Exercise details: Output the material beneath this task exactly, images excluded.

▬▬▬▬▬▬▬▬▬▬

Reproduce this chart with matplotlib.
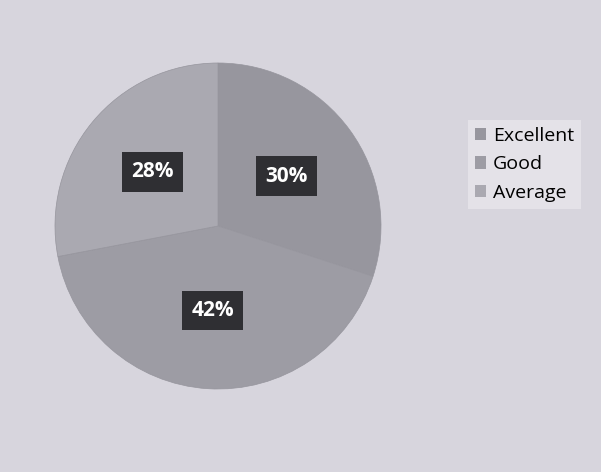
import matplotlib
matplotlib.use("Agg")
import matplotlib.pyplot as plt

categories = ["Excellent", "Good", "Average"]
values = [30, 42, 28]
colors = ["#97969e", "#9d9ca4", "#aaa9b1"]

W, H = 601, 472
fig = plt.figure(figsize=(W / 100, H / 100), dpi=100)
fig.patch.set_facecolor("#d7d5dd")

cx, cy, r = 218, 226, 163
ax = fig.add_axes([(cx - r) / W, (H - cy - r) / H, 2 * r / W, 2 * r / H])
ax.set_facecolor("none")

wedges, texts, autotexts = ax.pie(
    values, colors=colors, startangle=90, counterclock=False,
    autopct=lambda p: f"{p:.0f}%", pctdistance=0.52,
    wedgeprops=dict(linewidth=0.5, edgecolor="#96959d"),
)
for t in autotexts:
    t.set_color("white")
    t.set_fontsize(15)
    t.set_fontweight("bold")
    t.set_family(["Open Sans", "DejaVu Sans"])
    t.set_bbox(dict(boxstyle="square,pad=0.45", facecolor="#2f2f33", edgecolor="none"))
ax.set_xlim(-1, 1)
ax.set_ylim(-1, 1)
ax.set_aspect("equal")
ax.axis("off")

leg = fig.legend(
    wedges, categories, loc="upper left",
    bbox_to_anchor=(458 / W, 1 - 110 / H),
    prop=dict(family=["Open Sans", "DejaVu Sans"], size=14),
    frameon=True, fancybox=False, framealpha=1,
    facecolor="#e4e2e8", edgecolor="none",
    handlelength=0.6, handleheight=0.6, handletextpad=0.35,
    labelspacing=0.55, borderpad=0.35,
)
for h in leg.legend_handles:
    h.set_linewidth(0)

fig.savefig("out.png", dpi=100, facecolor=fig.get_facecolor())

▬▬▬▬▬▬▬▬▬▬

The output:
Reproduce this chart with matplotlib.
import matplotlib
matplotlib.use("Agg")
import matplotlib.pyplot as plt

categories = ["Excellent", "Good", "Average"]
values = [30, 42, 28]
colors = ["#97969e", "#9d9ca4", "#aaa9b1"]

W, H = 601, 472
fig = plt.figure(figsize=(W / 100, H / 100), dpi=100)
fig.patch.set_facecolor("#d7d5dd")

cx, cy, r = 218, 226, 163
ax = fig.add_axes([(cx - r) / W, (H - cy - r) / H, 2 * r / W, 2 * r / H])
ax.set_facecolor("none")

wedges, texts, autotexts = ax.pie(
    values, colors=colors, startangle=90, counterclock=False,
    autopct=lambda p: f"{p:.0f}%", pctdistance=0.52,
    wedgeprops=dict(linewidth=0.5, edgecolor="#96959d"),
)
for t in autotexts:
    t.set_color("white")
    t.set_fontsize(15)
    t.set_fontweight("bold")
    t.set_family(["Open Sans", "DejaVu Sans"])
    t.set_bbox(dict(boxstyle="square,pad=0.45", facecolor="#2f2f33", edgecolor="none"))
ax.set_xlim(-1, 1)
ax.set_ylim(-1, 1)
ax.set_aspect("equal")
ax.axis("off")

leg = fig.legend(
    wedges, categories, loc="upper left",
    bbox_to_anchor=(458 / W, 1 - 110 / H),
    prop=dict(family=["Open Sans", "DejaVu Sans"], size=14),
    frameon=True, fancybox=False, framealpha=1,
    facecolor="#e4e2e8", edgecolor="none",
    handlelength=0.6, handleheight=0.6, handletextpad=0.35,
    labelspacing=0.55, borderpad=0.35,
)
for h in leg.legend_handles:
    h.set_linewidth(0)

fig.savefig("out.png", dpi=100, facecolor=fig.get_facecolor())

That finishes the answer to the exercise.